● **EXTRACTED INFORMATION**
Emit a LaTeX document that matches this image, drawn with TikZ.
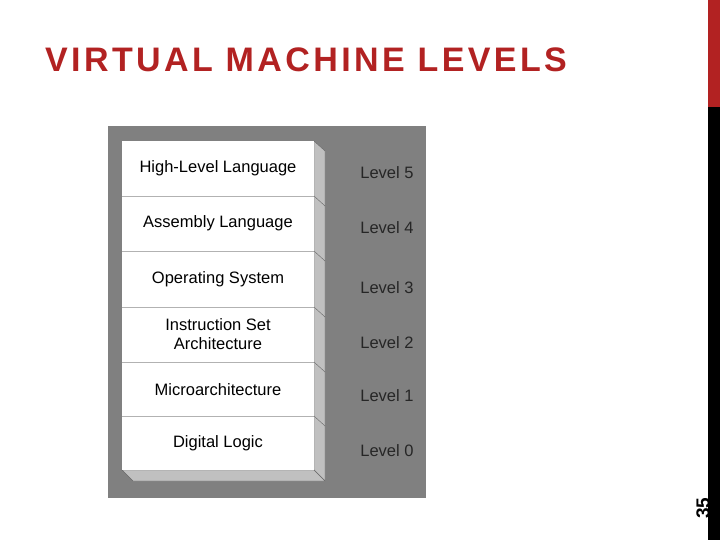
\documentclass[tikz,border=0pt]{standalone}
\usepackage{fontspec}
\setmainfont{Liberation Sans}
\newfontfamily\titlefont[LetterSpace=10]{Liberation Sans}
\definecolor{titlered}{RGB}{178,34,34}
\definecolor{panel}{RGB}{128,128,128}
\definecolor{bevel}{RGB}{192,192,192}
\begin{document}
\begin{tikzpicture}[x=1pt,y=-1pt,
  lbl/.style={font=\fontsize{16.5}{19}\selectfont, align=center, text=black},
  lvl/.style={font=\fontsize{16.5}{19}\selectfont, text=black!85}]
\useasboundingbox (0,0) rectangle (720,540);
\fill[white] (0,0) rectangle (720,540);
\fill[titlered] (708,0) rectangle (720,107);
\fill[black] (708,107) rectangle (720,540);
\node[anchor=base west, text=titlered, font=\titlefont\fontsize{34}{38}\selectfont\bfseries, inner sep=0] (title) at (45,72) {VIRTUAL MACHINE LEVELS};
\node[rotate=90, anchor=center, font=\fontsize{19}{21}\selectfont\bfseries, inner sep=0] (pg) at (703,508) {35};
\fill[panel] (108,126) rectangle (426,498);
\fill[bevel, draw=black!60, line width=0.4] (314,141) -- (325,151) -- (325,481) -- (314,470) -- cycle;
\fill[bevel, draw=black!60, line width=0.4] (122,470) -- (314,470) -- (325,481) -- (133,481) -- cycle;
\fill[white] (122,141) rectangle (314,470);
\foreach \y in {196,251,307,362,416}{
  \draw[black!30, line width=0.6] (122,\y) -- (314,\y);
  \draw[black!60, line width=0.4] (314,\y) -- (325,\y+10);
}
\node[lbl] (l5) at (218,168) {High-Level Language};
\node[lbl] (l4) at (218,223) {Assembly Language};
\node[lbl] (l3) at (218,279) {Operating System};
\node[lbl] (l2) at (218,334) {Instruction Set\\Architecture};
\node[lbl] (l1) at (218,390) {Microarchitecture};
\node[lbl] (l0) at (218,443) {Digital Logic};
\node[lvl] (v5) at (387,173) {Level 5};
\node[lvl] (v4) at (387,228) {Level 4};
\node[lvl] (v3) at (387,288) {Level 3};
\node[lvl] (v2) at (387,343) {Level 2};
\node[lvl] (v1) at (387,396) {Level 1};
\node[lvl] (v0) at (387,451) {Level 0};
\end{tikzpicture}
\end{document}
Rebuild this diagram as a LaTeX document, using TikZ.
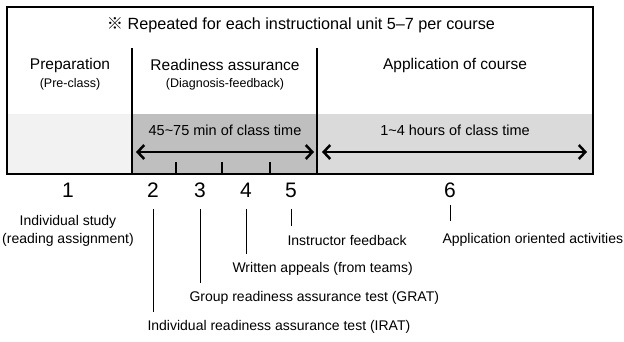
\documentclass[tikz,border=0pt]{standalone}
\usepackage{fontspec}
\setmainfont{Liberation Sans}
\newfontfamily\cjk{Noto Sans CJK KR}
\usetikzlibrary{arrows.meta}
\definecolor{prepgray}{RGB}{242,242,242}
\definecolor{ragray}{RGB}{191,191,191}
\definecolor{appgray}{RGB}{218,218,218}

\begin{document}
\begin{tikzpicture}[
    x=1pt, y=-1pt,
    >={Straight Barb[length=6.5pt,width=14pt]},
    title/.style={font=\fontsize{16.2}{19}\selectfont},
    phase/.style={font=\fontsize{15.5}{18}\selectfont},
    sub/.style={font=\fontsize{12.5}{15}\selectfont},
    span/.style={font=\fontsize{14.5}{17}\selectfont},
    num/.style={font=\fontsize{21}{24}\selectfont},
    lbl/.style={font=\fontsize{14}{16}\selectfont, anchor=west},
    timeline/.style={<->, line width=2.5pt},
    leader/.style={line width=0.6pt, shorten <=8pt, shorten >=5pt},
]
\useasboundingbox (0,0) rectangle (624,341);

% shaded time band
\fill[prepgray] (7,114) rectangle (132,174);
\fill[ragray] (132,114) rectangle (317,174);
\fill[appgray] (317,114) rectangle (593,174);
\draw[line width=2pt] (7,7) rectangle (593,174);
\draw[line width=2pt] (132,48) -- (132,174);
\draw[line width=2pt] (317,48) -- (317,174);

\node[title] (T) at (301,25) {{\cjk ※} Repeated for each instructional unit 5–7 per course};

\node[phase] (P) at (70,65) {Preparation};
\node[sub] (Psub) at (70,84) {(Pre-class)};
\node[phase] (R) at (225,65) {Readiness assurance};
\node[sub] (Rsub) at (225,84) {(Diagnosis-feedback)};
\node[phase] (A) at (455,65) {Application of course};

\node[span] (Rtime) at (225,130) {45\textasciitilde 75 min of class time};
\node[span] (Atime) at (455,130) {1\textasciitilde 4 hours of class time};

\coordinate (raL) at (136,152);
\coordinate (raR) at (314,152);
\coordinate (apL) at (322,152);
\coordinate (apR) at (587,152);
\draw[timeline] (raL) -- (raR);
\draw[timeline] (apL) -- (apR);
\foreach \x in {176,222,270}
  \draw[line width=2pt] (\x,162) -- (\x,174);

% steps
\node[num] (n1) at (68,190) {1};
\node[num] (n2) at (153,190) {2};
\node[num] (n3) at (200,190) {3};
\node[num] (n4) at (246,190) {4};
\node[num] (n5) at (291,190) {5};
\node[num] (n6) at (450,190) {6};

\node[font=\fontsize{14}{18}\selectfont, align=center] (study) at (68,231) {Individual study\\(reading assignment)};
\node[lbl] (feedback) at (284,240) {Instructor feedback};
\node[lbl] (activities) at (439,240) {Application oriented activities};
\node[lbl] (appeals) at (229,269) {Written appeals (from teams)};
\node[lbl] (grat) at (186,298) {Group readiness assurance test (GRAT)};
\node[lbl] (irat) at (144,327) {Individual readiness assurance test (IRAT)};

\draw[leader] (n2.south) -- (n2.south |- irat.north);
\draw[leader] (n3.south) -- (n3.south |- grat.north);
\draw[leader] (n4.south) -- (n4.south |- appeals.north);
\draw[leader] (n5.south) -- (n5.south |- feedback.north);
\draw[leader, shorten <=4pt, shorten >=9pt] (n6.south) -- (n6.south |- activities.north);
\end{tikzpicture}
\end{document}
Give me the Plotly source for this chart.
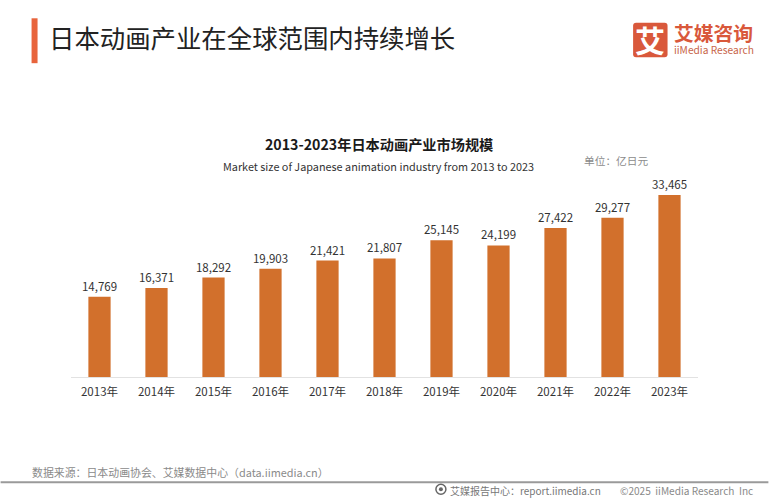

● **TASK TO COMPLETE**
Within the entries above, give again exactly the lines starting at the one that contains "Rebuild this diagram" and ending at the one that contains "(Atime) at (455,130)", leaving out the pictures.

● **THE RESPONSE**
Rebuild this diagram as a LaTeX document, using TikZ.
\documentclass[tikz,border=0pt]{standalone}
\usepackage{fontspec}
\setmainfont{Liberation Sans}
\newfontfamily\cjk{Noto Sans CJK KR}
\usetikzlibrary{arrows.meta}
\definecolor{prepgray}{RGB}{242,242,242}
\definecolor{ragray}{RGB}{191,191,191}
\definecolor{appgray}{RGB}{218,218,218}

\begin{document}
\begin{tikzpicture}[
    x=1pt, y=-1pt,
    >={Straight Barb[length=6.5pt,width=14pt]},
    title/.style={font=\fontsize{16.2}{19}\selectfont},
    phase/.style={font=\fontsize{15.5}{18}\selectfont},
    sub/.style={font=\fontsize{12.5}{15}\selectfont},
    span/.style={font=\fontsize{14.5}{17}\selectfont},
    num/.style={font=\fontsize{21}{24}\selectfont},
    lbl/.style={font=\fontsize{14}{16}\selectfont, anchor=west},
    timeline/.style={<->, line width=2.5pt},
    leader/.style={line width=0.6pt, shorten <=8pt, shorten >=5pt},
]
\useasboundingbox (0,0) rectangle (624,341);

% shaded time band
\fill[prepgray] (7,114) rectangle (132,174);
\fill[ragray] (132,114) rectangle (317,174);
\fill[appgray] (317,114) rectangle (593,174);
\draw[line width=2pt] (7,7) rectangle (593,174);
\draw[line width=2pt] (132,48) -- (132,174);
\draw[line width=2pt] (317,48) -- (317,174);

\node[title] (T) at (301,25) {{\cjk ※} Repeated for each instructional unit 5–7 per course};

\node[phase] (P) at (70,65) {Preparation};
\node[sub] (Psub) at (70,84) {(Pre-class)};
\node[phase] (R) at (225,65) {Readiness assurance};
\node[sub] (Rsub) at (225,84) {(Diagnosis-feedback)};
\node[phase] (A) at (455,65) {Application of course};

\node[span] (Rtime) at (225,130) {45\textasciitilde 75 min of class time};
\node[span] (Atime) at (455,130) {1\textasciitilde 4 hours of class time};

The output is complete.